川島緑輝がエスカレーター式の私立聖女中等学校から公立の北宇治高校に入学を決めたきっかけ。

タイトル北宇治高校吹奏楽部のヒミツの話
巻数4巻目
発売日2015年5月25日
作者武田綾乃
出版社レーベル宝島社・宝島社文庫

収録内容

  • 一 北宇治高校吹奏楽部の日常
  • 二 科学実験室の京子さん
  • 三 あの子には才能がある
  • 四 少女漫画ごっこ
  • 五 好きな人の好きな人(前編)
  • 六 好きな人の好きな人(後編)
  • 七 犬と猿とおかん
  • 八 背伸び
  • 九 コンプレックス
  • 十 きみのいなくなった日
  • 十一 北宇治高校文化祭
  • 十二 新三年生会議
  • 十三 お兄さんとお父さん
  • 十四 とある冬の日
川島緑輝

あー、いいなぁ。壁ドンって

加藤葉月

はぁ?

休日練習のお昼休憩。久美子、緑輝、葉月の低音パートの一年生3人は教室で昼食を食べながらおしゃべりしている。

加藤葉月

壁ドンって憧れるようなもんちゃうくない?うるさくしてたら隣からドンドン叩かれるやつやろ?

川島緑輝

そっちの壁ドンちゃうよー!

思わず叫んだ緑輝に、隣に座っていた久美子がくすくすと笑い声を上げた。

緑輝は、壁ドンの良さを語り合いたかったが、葉月は隣人に騒音のクレームを入れるほうの壁ドンしか知らなかった。

黄前久美子

よく少女漫画に出てくるほうの壁ドンのことだよね。男の子が女の子を壁際に追い詰めて、ドンって突くやつ

緑輝ほどではないが少女漫画を読む久美子が葉月に壁ドンの意味を教えてあげた。

黄前久美子

そういえば、緑って少女漫画好きだよね

川島緑輝

うん。めっちゃ好き。あんなふうな生活を送ってみたいなあって、ずっと思っててん。

久美子は以前にも緑輝が少女漫画を話題に挙げていたことを覚えていた。

緑輝は女子校でも友達が多いほうだった。小学校でも中学校でも周りにいる人たちはみんな優しくて、学校に対しては不満を抱いたことなんて一度もない。

緑輝は高校入学前から変わらず明るい性格で友人も多かったようだ。聖女に不平があったわけではないのに9年間も学校生活を共にした友人たちと別れる決断をしている。

それなのにどうして緑輝がエスカレーター式の私立校から公立の北宇治高校へと進学したかというと、とある一作の映画がきっかけだった。

たった一本の映画の影響で勇気のいる大胆な進路を選んだ緑輝。
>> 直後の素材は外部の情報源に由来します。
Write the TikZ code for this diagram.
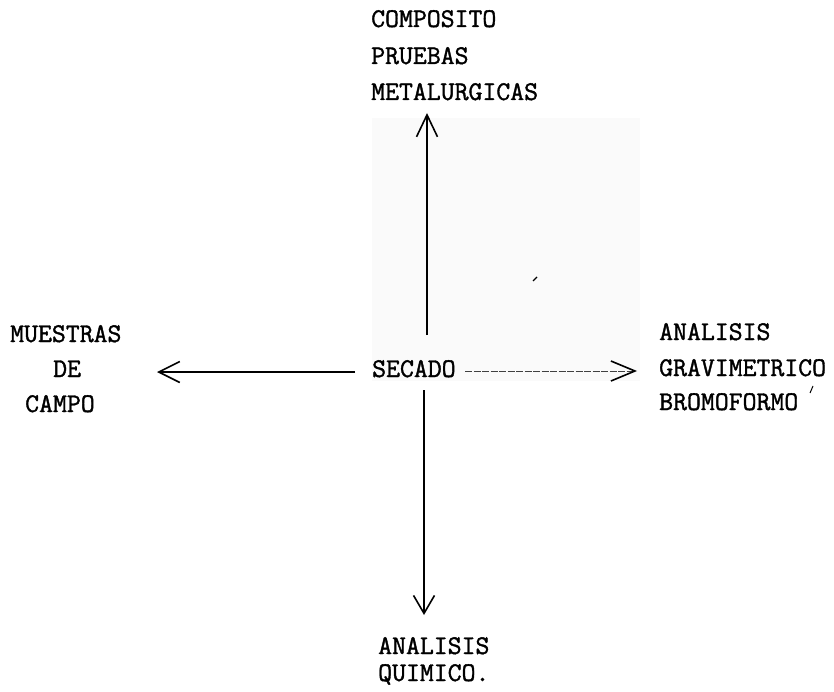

決断力というか行動力に驚かされる。

その映画は高校生の甘酸っぱい青春を描いたもので、当時女性のあいだで爆発的にヒットを記録した。緑輝も友人と一緒に三度も映画館へと足を運んだ。パンフレットも買ったし、DVDも買った。

緑輝は好きなものにはお金や時間を惜しまないオタクタイプだということが分かる。

こんなふうな学生生活を自分も送りたい!そう思った緑輝は、中学三年生の春に突如として外部へ進学することに決めたのだ

正直なところ、共学の学校ならどこでも良かったのだが、制服が可愛かったので北宇治高校に行くことにした。

緑輝の北宇治高校への進学理由は高校生男子との出会いを求めて。もうひとつは制服が可愛いからということらしい。

川島緑輝

葉月ちゃんも久美子ちゃんも想像してみてよ。自分の好きな男の子が壁ドンしてきたら、胸がキュンってするでしょ?

加藤葉月

そもそも、壁ドンがようわからんからうまく想像できひんわ

黄前久美子

私も好きな人いないから、あんまりわからないなぁ

おわりに

新しい環境を求めた久美子や祖父のいない学校を選んだ求くんとは違い、前向きで強い意志がある進路選択ですね。